In the months of congressional wrangling ahead, Wilson’s thought ought to shape the debate. Every piece of research in the past quarter-century says that we have entered the age of extinctions. We are roaming in a danger area without a clue that the destruction to animals and plants is really self-destruction.  Summary:  The reauthorization of the Endangered Species Act will prove to be a political, economic, and moral battle in Congress, even though the ESA has been largely ineffective in protecting the 600 species on the endangered list in the U.S. Thirty-eight percent of those 600 have declined in population. The problem is perceived competition between human beings and other species for land use, meaning, in the case of humans, development and jobs. In almost every case of competition, however, humans win and plants and animals lose their habitat and thus their lives.  We need all species for our survival. Only if all life forms advance do we advance. Up to 10 percent of the 90,000 plant species that grow in Central America may be used to develop anti-cancer drugs. According to E.O. Wilson, we must not jeopardize the viability any species because using and saving other life forms make our species more productive and secure. Following Wilson’s wisdom will stem the age of extinction for many species, including our own.  Response:  Colman McCarthy makes a good argument for conservation. While I agree with him, I don’t think he went far enough in his reasoning. After saying that all species should be protected from destruction because we need them for our own progress and security, Mr. McCarthy supports his position only by stating that among the plants that we are currently destroying or planning to destroy in the rain forests of the world, there could be plants that might produce cancer cures.

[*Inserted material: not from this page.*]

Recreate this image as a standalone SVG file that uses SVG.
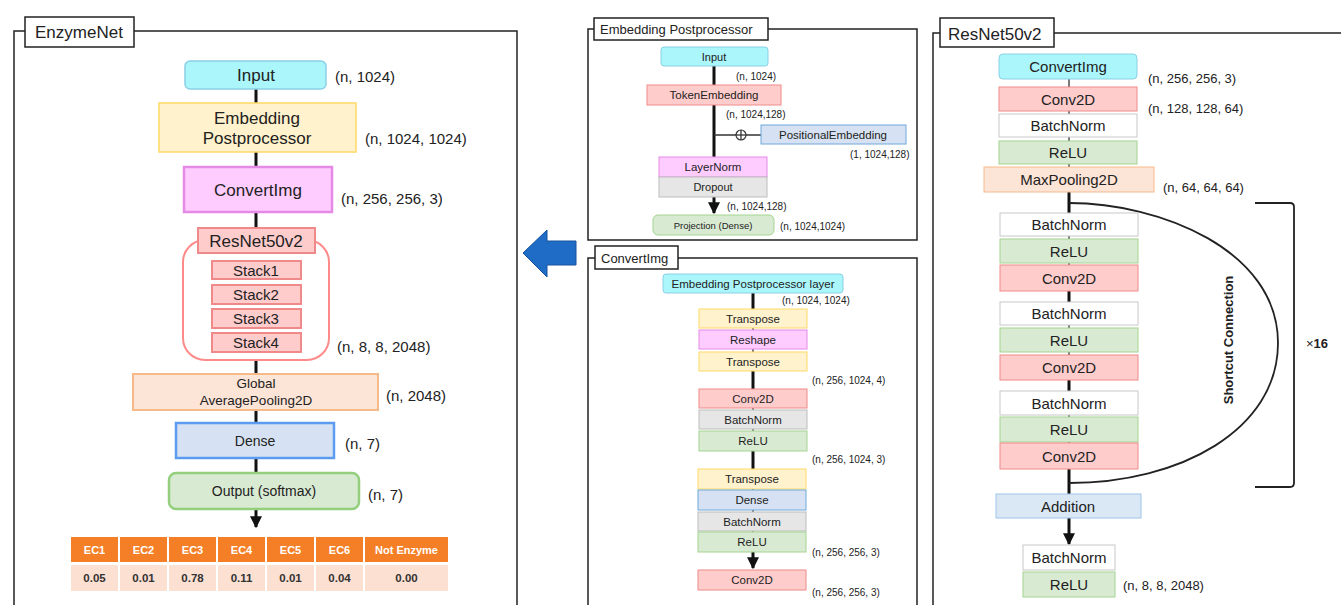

  When Mr. McCarthy talks about protecting all species, he means, I think, protecting large, whole tracts of intact ecosystems. Tropical rain forests are only one such type of ecosystem, or biome, but an extremely important one. Tropical rain forests provide many services. First, because they are so dense with plants, they produce a lot of oxygen through the process of photosynthesis. Second, trees, like all living things, are made up of carbon, and in effect, forests are huge carbon reservoirs. (This release of oxygen and absorption of carbon is why Wilson calls the tropical forests the lungs of the Earth.) One of the ways to destroy forests in the tropics to make way for development is to burn them. This burning releases the stored carbon in the trees and plants, thus increasing the amount of atmospheric carbon, which, in turn, also increases the greenhouse effect. Third, forests absorb sunlight, thereby limiting the amount of heat re-radiated back into the atmosphere. When forests are cleared of trees, the bare ground reflects more light and heat, thereby increasing the greenhouse effect even further. Fourth, rain forests cycle water slowly through the process of transpiration. This slowed processing helps keep the cycle of precipitation constant. Similarly, rain forests hold water and prevent erosion of the soil, which would clog streams and rivers, causing riparian fish populations to decrease and reducing the quality of drinking water downstream.

There are many more reasons why tropical rain forests and all other ecosystems and species should be protected, but perhaps it is clear that everything is connected to everything, and we can never do just one thing. When we destroy species, we are, as Mr. McCarthy says, destroying ourselves.